_Data rows_.
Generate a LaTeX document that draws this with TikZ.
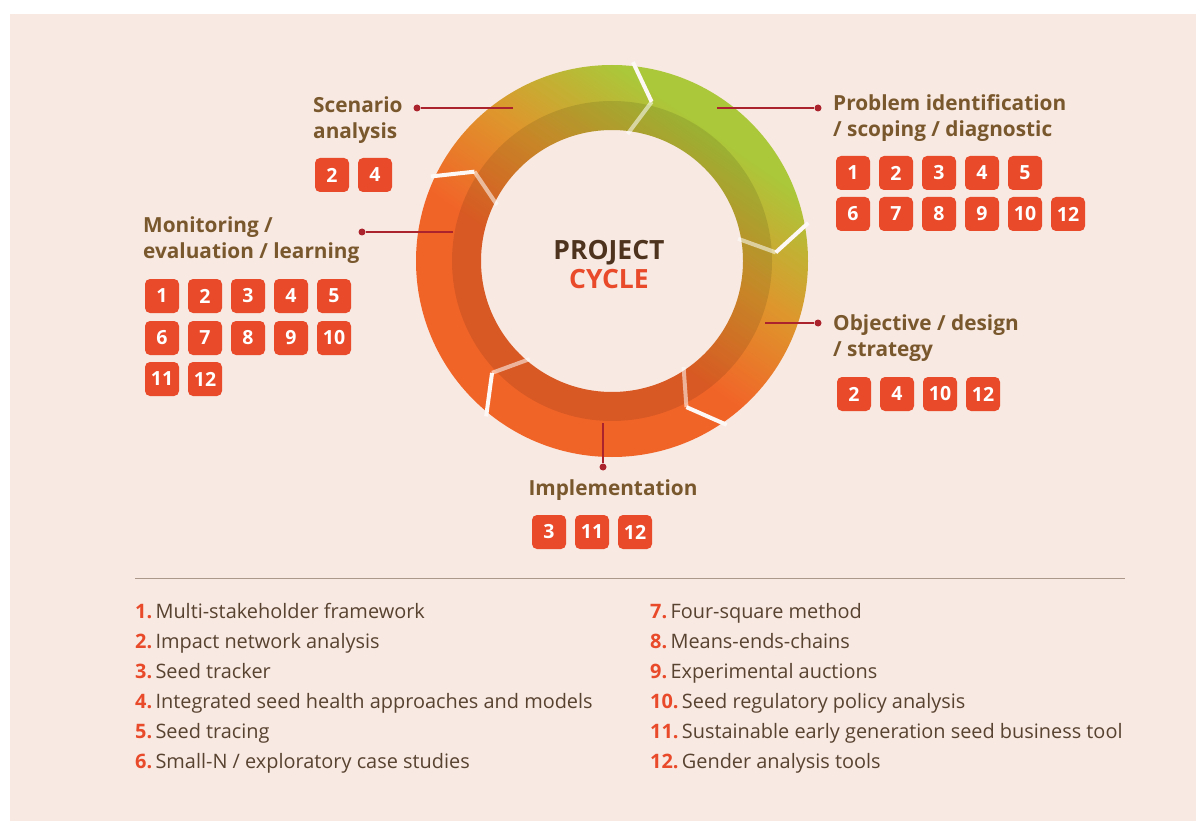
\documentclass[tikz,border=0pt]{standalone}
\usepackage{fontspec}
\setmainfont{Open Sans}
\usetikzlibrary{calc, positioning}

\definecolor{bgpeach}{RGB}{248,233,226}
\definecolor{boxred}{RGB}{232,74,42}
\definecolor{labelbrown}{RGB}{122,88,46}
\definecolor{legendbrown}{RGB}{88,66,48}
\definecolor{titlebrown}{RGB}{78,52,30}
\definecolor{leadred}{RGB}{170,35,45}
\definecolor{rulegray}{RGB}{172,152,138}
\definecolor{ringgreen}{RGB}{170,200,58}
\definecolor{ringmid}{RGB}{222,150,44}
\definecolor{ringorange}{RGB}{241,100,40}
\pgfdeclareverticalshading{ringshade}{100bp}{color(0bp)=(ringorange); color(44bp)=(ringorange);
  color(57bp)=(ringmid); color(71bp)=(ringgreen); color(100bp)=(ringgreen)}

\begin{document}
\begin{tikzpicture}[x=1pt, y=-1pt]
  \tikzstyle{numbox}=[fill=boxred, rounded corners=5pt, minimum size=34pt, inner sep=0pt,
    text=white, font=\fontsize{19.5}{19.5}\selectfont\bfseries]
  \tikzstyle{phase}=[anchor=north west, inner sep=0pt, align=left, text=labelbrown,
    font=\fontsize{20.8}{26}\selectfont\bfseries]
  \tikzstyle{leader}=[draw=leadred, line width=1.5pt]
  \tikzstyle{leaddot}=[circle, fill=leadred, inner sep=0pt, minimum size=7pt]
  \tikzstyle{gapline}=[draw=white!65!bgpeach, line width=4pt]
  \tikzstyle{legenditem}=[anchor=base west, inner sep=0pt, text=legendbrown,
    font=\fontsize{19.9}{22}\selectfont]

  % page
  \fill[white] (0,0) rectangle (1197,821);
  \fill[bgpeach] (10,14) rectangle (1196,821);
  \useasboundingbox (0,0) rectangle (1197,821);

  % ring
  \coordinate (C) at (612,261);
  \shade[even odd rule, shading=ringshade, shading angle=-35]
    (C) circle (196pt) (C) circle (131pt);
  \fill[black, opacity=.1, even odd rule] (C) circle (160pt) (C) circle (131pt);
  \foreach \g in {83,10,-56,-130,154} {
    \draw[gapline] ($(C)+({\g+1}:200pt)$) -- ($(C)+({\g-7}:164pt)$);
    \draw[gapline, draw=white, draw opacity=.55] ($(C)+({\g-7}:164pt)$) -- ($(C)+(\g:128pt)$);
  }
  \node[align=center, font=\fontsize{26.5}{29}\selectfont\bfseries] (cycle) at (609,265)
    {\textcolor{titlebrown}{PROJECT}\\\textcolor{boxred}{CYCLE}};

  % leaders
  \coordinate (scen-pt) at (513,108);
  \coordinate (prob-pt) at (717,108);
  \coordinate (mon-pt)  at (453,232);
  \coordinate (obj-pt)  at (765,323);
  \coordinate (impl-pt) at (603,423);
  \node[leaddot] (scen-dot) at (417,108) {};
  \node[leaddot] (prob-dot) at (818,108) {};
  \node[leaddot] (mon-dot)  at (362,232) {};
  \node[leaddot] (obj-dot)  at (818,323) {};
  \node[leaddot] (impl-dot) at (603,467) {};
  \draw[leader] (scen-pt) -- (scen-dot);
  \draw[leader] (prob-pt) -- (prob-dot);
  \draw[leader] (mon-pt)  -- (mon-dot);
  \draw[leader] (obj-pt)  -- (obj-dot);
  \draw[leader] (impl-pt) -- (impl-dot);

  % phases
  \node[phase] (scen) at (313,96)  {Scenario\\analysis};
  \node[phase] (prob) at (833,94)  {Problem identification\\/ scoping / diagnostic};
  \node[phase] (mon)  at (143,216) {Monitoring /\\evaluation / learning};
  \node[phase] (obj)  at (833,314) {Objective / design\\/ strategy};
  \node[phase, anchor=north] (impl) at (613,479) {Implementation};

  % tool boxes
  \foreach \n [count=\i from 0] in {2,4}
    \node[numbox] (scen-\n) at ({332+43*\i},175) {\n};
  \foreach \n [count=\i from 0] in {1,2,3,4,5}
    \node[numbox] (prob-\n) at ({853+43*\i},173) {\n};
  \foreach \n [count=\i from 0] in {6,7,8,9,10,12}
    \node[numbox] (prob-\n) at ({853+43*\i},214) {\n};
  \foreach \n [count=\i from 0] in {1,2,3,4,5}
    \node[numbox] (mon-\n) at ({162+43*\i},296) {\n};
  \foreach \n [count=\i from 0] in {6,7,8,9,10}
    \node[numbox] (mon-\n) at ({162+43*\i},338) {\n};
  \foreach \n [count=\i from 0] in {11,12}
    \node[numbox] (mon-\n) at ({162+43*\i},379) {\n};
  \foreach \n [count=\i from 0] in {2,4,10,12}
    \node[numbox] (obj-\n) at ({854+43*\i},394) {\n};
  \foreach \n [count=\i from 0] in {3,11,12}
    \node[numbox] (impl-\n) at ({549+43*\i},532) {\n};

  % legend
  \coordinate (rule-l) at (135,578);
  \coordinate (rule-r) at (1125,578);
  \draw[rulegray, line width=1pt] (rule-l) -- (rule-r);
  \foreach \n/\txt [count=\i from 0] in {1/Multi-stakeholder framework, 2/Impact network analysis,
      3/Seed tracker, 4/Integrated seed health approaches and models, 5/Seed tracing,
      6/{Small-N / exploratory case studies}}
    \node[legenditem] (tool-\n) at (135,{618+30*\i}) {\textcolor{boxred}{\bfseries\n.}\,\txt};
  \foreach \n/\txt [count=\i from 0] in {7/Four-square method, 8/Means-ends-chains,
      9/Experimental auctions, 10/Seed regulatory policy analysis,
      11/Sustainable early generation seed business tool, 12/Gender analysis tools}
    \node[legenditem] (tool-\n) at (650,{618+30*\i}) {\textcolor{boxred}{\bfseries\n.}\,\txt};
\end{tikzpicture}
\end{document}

...

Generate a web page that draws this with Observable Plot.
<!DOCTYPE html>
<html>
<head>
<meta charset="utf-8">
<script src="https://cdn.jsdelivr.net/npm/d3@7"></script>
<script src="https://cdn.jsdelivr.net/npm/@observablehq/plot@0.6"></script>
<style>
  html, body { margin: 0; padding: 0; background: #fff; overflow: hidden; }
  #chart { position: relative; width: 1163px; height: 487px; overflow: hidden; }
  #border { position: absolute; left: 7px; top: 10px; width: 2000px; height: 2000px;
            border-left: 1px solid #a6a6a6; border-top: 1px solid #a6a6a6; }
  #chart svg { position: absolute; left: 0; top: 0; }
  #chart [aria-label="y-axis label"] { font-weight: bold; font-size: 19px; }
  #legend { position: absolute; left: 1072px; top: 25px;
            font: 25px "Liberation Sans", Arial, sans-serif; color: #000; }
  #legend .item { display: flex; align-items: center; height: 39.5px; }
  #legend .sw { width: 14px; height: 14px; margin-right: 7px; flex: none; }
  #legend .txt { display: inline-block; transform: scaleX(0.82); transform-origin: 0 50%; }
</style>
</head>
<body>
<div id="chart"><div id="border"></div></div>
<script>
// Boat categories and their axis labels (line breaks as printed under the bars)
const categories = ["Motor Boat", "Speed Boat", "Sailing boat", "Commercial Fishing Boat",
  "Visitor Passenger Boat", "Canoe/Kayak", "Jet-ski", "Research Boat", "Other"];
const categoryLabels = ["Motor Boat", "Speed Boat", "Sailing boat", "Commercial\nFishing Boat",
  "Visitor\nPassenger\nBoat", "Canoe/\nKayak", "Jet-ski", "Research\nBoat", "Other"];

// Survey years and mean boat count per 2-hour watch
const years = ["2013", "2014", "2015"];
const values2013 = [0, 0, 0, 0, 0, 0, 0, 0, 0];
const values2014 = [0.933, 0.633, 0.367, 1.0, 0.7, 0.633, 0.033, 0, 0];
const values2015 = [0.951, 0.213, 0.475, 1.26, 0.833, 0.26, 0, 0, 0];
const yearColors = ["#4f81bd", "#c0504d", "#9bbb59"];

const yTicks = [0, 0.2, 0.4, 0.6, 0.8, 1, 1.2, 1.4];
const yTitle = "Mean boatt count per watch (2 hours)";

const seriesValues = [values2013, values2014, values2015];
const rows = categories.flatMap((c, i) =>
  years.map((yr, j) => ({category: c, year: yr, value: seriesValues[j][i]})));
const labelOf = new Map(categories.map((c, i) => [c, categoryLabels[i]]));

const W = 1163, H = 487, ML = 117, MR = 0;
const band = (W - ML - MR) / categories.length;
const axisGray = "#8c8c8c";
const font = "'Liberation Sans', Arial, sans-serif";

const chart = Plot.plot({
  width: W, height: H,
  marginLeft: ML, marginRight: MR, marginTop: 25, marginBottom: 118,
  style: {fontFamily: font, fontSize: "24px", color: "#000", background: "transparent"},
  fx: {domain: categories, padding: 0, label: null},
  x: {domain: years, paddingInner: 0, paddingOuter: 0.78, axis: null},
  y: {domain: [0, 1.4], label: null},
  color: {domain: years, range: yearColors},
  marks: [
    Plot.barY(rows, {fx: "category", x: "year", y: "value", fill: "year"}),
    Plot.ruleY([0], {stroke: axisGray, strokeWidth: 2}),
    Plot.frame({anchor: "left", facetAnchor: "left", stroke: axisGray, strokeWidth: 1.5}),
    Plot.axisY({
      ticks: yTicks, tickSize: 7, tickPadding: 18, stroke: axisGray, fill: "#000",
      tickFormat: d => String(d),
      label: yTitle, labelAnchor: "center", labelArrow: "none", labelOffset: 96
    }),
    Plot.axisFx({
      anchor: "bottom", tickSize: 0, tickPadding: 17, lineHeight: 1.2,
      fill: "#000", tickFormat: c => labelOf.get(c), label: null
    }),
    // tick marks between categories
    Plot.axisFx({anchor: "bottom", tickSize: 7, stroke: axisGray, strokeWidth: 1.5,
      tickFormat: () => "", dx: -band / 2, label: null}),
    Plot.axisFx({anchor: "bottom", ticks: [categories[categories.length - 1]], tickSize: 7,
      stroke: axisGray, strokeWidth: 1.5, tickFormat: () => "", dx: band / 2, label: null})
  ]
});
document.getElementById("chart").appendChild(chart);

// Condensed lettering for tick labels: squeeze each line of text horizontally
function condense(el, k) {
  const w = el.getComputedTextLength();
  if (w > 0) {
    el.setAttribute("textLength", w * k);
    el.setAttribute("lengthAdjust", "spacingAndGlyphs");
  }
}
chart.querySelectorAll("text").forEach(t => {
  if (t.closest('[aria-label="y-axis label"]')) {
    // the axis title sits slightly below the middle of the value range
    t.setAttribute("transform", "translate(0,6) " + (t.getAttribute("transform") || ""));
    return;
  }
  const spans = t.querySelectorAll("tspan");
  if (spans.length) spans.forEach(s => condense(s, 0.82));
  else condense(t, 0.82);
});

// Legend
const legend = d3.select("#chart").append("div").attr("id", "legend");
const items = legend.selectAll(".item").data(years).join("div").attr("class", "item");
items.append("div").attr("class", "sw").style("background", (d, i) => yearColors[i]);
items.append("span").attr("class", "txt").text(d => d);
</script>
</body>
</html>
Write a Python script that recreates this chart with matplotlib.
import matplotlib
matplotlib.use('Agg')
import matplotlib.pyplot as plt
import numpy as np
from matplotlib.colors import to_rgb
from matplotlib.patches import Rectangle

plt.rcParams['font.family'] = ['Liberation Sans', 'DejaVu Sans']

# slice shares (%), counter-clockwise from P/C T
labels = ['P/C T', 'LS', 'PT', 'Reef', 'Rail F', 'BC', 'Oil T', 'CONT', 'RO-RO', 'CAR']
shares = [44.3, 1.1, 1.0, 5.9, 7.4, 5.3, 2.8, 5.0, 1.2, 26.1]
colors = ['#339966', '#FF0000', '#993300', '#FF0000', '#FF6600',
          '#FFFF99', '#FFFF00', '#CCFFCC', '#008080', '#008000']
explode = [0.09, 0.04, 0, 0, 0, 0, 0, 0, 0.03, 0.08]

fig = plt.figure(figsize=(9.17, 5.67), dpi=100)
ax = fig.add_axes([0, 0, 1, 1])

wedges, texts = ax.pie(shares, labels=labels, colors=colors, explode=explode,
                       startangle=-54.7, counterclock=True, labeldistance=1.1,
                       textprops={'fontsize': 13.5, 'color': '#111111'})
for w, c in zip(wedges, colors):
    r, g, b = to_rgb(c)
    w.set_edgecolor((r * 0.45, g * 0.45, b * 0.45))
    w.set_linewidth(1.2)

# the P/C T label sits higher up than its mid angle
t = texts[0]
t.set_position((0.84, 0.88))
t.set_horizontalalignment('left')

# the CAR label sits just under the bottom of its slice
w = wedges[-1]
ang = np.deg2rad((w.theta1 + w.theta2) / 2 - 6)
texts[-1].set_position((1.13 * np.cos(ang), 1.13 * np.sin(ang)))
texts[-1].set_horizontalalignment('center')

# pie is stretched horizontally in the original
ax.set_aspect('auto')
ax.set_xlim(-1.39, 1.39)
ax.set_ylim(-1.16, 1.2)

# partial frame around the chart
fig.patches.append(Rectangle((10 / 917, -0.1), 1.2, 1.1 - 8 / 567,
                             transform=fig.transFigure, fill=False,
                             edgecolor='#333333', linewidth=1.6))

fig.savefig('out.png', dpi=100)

_Exercise_. Lines containing the word "chart" must all be returned from the material above.

_Task output_.
  #chart { position: relative; width: 1163px; height: 487px; overflow: hidden; }
  #chart svg { position: absolute; left: 0; top: 0; }
  #chart [aria-label="y-axis label"] { font-weight: bold; font-size: 19px; }
<div id="chart"><div id="border"></div></div>
const chart = Plot.plot({
document.getElementById("chart").appendChild(chart);
chart.querySelectorAll("text").forEach(t => {
const legend = d3.select("#chart").append("div").attr("id", "legend");
Write a Python script that recreates this chart with matplotlib.
# partial frame around the chart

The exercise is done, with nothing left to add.